===== Data =====
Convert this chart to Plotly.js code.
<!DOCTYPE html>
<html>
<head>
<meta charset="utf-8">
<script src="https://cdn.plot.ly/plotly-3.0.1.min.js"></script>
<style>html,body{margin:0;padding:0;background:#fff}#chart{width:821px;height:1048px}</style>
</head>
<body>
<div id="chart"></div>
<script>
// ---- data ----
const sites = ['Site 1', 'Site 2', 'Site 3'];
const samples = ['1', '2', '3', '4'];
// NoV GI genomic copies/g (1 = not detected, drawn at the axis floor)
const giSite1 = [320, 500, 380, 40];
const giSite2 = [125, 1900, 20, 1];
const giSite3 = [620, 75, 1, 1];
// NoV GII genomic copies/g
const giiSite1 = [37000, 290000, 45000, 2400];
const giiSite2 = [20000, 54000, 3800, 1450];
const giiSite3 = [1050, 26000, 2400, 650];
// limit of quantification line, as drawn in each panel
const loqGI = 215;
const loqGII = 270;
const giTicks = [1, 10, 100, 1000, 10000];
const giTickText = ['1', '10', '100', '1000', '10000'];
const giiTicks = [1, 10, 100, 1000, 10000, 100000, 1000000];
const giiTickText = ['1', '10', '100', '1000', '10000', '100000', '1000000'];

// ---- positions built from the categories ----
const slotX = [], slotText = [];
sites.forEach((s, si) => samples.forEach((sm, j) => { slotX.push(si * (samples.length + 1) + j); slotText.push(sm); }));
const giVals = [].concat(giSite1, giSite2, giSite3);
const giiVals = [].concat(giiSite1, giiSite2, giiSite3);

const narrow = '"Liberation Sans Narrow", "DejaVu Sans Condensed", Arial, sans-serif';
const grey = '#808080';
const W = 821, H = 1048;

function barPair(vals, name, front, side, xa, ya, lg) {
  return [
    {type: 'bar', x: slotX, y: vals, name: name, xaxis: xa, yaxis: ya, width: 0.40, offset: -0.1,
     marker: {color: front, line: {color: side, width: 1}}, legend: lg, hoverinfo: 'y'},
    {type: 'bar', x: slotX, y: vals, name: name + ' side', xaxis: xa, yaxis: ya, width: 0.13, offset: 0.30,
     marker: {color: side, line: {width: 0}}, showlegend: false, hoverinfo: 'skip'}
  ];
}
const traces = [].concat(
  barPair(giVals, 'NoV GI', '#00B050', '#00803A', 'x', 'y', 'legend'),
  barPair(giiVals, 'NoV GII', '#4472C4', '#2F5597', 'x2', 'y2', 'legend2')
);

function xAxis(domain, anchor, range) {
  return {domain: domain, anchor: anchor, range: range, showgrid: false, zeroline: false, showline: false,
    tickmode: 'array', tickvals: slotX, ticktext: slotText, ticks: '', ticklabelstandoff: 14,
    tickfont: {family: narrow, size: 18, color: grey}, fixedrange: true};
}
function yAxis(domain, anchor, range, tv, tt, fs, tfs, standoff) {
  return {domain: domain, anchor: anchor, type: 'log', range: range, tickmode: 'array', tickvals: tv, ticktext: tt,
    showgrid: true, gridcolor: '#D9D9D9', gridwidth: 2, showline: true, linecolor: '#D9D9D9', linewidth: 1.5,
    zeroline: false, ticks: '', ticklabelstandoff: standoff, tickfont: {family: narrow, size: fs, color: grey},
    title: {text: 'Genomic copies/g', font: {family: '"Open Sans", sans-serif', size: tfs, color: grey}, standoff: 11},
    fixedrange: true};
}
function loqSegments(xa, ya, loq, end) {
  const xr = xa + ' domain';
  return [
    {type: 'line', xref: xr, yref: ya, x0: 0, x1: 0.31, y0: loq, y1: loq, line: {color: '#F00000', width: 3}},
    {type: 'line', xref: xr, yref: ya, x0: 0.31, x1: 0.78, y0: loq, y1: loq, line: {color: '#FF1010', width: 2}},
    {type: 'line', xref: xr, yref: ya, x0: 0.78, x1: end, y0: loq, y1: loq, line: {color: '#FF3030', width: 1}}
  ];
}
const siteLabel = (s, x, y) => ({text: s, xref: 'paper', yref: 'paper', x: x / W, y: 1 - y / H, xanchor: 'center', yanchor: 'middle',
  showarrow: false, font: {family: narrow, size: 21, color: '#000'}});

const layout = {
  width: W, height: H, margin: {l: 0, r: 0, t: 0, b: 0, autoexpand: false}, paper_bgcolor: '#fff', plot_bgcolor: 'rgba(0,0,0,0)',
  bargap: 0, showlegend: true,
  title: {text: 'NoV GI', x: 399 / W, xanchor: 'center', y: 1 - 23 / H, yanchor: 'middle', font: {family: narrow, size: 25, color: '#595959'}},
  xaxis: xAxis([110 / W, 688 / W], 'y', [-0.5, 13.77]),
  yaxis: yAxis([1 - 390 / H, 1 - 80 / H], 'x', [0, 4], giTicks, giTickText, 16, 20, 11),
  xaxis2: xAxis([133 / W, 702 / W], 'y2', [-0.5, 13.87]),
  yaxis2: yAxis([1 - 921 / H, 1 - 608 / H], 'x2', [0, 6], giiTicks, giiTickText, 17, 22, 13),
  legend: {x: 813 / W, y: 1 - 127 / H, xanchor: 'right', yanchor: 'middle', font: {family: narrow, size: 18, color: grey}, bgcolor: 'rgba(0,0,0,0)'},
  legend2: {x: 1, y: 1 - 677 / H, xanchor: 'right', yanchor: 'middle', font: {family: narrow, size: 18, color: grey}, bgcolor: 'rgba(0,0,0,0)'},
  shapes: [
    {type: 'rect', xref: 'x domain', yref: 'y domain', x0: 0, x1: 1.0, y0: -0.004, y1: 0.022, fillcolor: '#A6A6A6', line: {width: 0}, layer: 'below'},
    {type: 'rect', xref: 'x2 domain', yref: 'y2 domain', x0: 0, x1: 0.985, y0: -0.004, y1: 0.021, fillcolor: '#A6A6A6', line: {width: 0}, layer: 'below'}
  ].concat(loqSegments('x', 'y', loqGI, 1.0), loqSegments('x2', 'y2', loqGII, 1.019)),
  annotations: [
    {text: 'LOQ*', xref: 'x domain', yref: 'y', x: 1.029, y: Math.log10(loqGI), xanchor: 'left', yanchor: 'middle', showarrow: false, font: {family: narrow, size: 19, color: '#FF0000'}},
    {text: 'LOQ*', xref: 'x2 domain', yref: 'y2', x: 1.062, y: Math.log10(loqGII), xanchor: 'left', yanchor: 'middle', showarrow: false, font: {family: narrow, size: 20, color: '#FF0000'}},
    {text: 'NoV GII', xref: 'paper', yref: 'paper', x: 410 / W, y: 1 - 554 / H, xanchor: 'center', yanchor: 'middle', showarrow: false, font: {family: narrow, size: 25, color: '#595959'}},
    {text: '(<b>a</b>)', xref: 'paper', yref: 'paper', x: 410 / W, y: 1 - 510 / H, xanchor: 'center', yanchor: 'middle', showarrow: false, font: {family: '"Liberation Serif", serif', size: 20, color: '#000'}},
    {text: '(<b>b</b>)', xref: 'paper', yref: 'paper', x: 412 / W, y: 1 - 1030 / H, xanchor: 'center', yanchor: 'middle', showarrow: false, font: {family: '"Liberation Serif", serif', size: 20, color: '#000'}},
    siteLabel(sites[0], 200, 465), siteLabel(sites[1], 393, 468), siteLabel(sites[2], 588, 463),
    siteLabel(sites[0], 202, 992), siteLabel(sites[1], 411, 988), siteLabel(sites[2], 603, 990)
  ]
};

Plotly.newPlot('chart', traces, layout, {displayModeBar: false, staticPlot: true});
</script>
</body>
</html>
=====
*Written task*.
Produce an exact copy of the whole listing.

*Exercise output*.
Convert this chart to Plotly.js code.
<!DOCTYPE html>
<html>
<head>
<meta charset="utf-8">
<script src="https://cdn.plot.ly/plotly-3.0.1.min.js"></script>
<style>html,body{margin:0;padding:0;background:#fff}#chart{width:821px;height:1048px}</style>
</head>
<body>
<div id="chart"></div>
<script>
// ---- data ----
const sites = ['Site 1', 'Site 2', 'Site 3'];
const samples = ['1', '2', '3', '4'];
// NoV GI genomic copies/g (1 = not detected, drawn at the axis floor)
const giSite1 = [320, 500, 380, 40];
const giSite2 = [125, 1900, 20, 1];
const giSite3 = [620, 75, 1, 1];
// NoV GII genomic copies/g
const giiSite1 = [37000, 290000, 45000, 2400];
const giiSite2 = [20000, 54000, 3800, 1450];
const giiSite3 = [1050, 26000, 2400, 650];
// limit of quantification line, as drawn in each panel
const loqGI = 215;
const loqGII = 270;
const giTicks = [1, 10, 100, 1000, 10000];
const giTickText = ['1', '10', '100', '1000', '10000'];
const giiTicks = [1, 10, 100, 1000, 10000, 100000, 1000000];
const giiTickText = ['1', '10', '100', '1000', '10000', '100000', '1000000'];

// ---- positions built from the categories ----
const slotX = [], slotText = [];
sites.forEach((s, si) => samples.forEach((sm, j) => { slotX.push(si * (samples.length + 1) + j); slotText.push(sm); }));
const giVals = [].concat(giSite1, giSite2, giSite3);
const giiVals = [].concat(giiSite1, giiSite2, giiSite3);

const narrow = '"Liberation Sans Narrow", "DejaVu Sans Condensed", Arial, sans-serif';
const grey = '#808080';
const W = 821, H = 1048;

function barPair(vals, name, front, side, xa, ya, lg) {
  return [
    {type: 'bar', x: slotX, y: vals, name: name, xaxis: xa, yaxis: ya, width: 0.40, offset: -0.1,
     marker: {color: front, line: {color: side, width: 1}}, legend: lg, hoverinfo: 'y'},
    {type: 'bar', x: slotX, y: vals, name: name + ' side', xaxis: xa, yaxis: ya, width: 0.13, offset: 0.30,
     marker: {color: side, line: {width: 0}}, showlegend: false, hoverinfo: 'skip'}
  ];
}
const traces = [].concat(
  barPair(giVals, 'NoV GI', '#00B050', '#00803A', 'x', 'y', 'legend'),
  barPair(giiVals, 'NoV GII', '#4472C4', '#2F5597', 'x2', 'y2', 'legend2')
);

function xAxis(domain, anchor, range) {
  return {domain: domain, anchor: anchor, range: range, showgrid: false, zeroline: false, showline: false,
    tickmode: 'array', tickvals: slotX, ticktext: slotText, ticks: '', ticklabelstandoff: 14,
    tickfont: {family: narrow, size: 18, color: grey}, fixedrange: true};
}
function yAxis(domain, anchor, range, tv, tt, fs, tfs, standoff) {
  return {domain: domain, anchor: anchor, type: 'log', range: range, tickmode: 'array', tickvals: tv, ticktext: tt,
    showgrid: true, gridcolor: '#D9D9D9', gridwidth: 2, showline: true, linecolor: '#D9D9D9', linewidth: 1.5,
    zeroline: false, ticks: '', ticklabelstandoff: standoff, tickfont: {family: narrow, size: fs, color: grey},
    title: {text: 'Genomic copies/g', font: {family: '"Open Sans", sans-serif', size: tfs, color: grey}, standoff: 11},
    fixedrange: true};
}
function loqSegments(xa, ya, loq, end) {
  const xr = xa + ' domain';
  return [
    {type: 'line', xref: xr, yref: ya, x0: 0, x1: 0.31, y0: loq, y1: loq, line: {color: '#F00000', width: 3}},
    {type: 'line', xref: xr, yref: ya, x0: 0.31, x1: 0.78, y0: loq, y1: loq, line: {color: '#FF1010', width: 2}},
    {type: 'line', xref: xr, yref: ya, x0: 0.78, x1: end, y0: loq, y1: loq, line: {color: '#FF3030', width: 1}}
  ];
}
const siteLabel = (s, x, y) => ({text: s, xref: 'paper', yref: 'paper', x: x / W, y: 1 - y / H, xanchor: 'center', yanchor: 'middle',
  showarrow: false, font: {family: narrow, size: 21, color: '#000'}});

const layout = {
  width: W, height: H, margin: {l: 0, r: 0, t: 0, b: 0, autoexpand: false}, paper_bgcolor: '#fff', plot_bgcolor: 'rgba(0,0,0,0)',
  bargap: 0, showlegend: true,
  title: {text: 'NoV GI', x: 399 / W, xanchor: 'center', y: 1 - 23 / H, yanchor: 'middle', font: {family: narrow, size: 25, color: '#595959'}},
  xaxis: xAxis([110 / W, 688 / W], 'y', [-0.5, 13.77]),
  yaxis: yAxis([1 - 390 / H, 1 - 80 / H], 'x', [0, 4], giTicks, giTickText, 16, 20, 11),
  xaxis2: xAxis([133 / W, 702 / W], 'y2', [-0.5, 13.87]),
  yaxis2: yAxis([1 - 921 / H, 1 - 608 / H], 'x2', [0, 6], giiTicks, giiTickText, 17, 22, 13),
  legend: {x: 813 / W, y: 1 - 127 / H, xanchor: 'right', yanchor: 'middle', font: {family: narrow, size: 18, color: grey}, bgcolor: 'rgba(0,0,0,0)'},
  legend2: {x: 1, y: 1 - 677 / H, xanchor: 'right', yanchor: 'middle', font: {family: narrow, size: 18, color: grey}, bgcolor: 'rgba(0,0,0,0)'},
  shapes: [
    {type: 'rect', xref: 'x domain', yref: 'y domain', x0: 0, x1: 1.0, y0: -0.004, y1: 0.022, fillcolor: '#A6A6A6', line: {width: 0}, layer: 'below'},
    {type: 'rect', xref: 'x2 domain', yref: 'y2 domain', x0: 0, x1: 0.985, y0: -0.004, y1: 0.021, fillcolor: '#A6A6A6', line: {width: 0}, layer: 'below'}
  ].concat(loqSegments('x', 'y', loqGI, 1.0), loqSegments('x2', 'y2', loqGII, 1.019)),
  annotations: [
    {text: 'LOQ*', xref: 'x domain', yref: 'y', x: 1.029, y: Math.log10(loqGI), xanchor: 'left', yanchor: 'middle', showarrow: false, font: {family: narrow, size: 19, color: '#FF0000'}},
    {text: 'LOQ*', xref: 'x2 domain', yref: 'y2', x: 1.062, y: Math.log10(loqGII), xanchor: 'left', yanchor: 'middle', showarrow: false, font: {family: narrow, size: 20, color: '#FF0000'}},
    {text: 'NoV GII', xref: 'paper', yref: 'paper', x: 410 / W, y: 1 - 554 / H, xanchor: 'center', yanchor: 'middle', showarrow: false, font: {family: narrow, size: 25, color: '#595959'}},
    {text: '(<b>a</b>)', xref: 'paper', yref: 'paper', x: 410 / W, y: 1 - 510 / H, xanchor: 'center', yanchor: 'middle', showarrow: false, font: {family: '"Liberation Serif", serif', size: 20, color: '#000'}},
    {text: '(<b>b</b>)', xref: 'paper', yref: 'paper', x: 412 / W, y: 1 - 1030 / H, xanchor: 'center', yanchor: 'middle', showarrow: false, font: {family: '"Liberation Serif", serif', size: 20, color: '#000'}},
    siteLabel(sites[0], 200, 465), siteLabel(sites[1], 393, 468), siteLabel(sites[2], 588, 463),
    siteLabel(sites[0], 202, 992), siteLabel(sites[1], 411, 988), siteLabel(sites[2], 603, 990)
  ]
};

Plotly.newPlot('chart', traces, layout, {displayModeBar: false, staticPlot: true});
</script>
</body>
</html>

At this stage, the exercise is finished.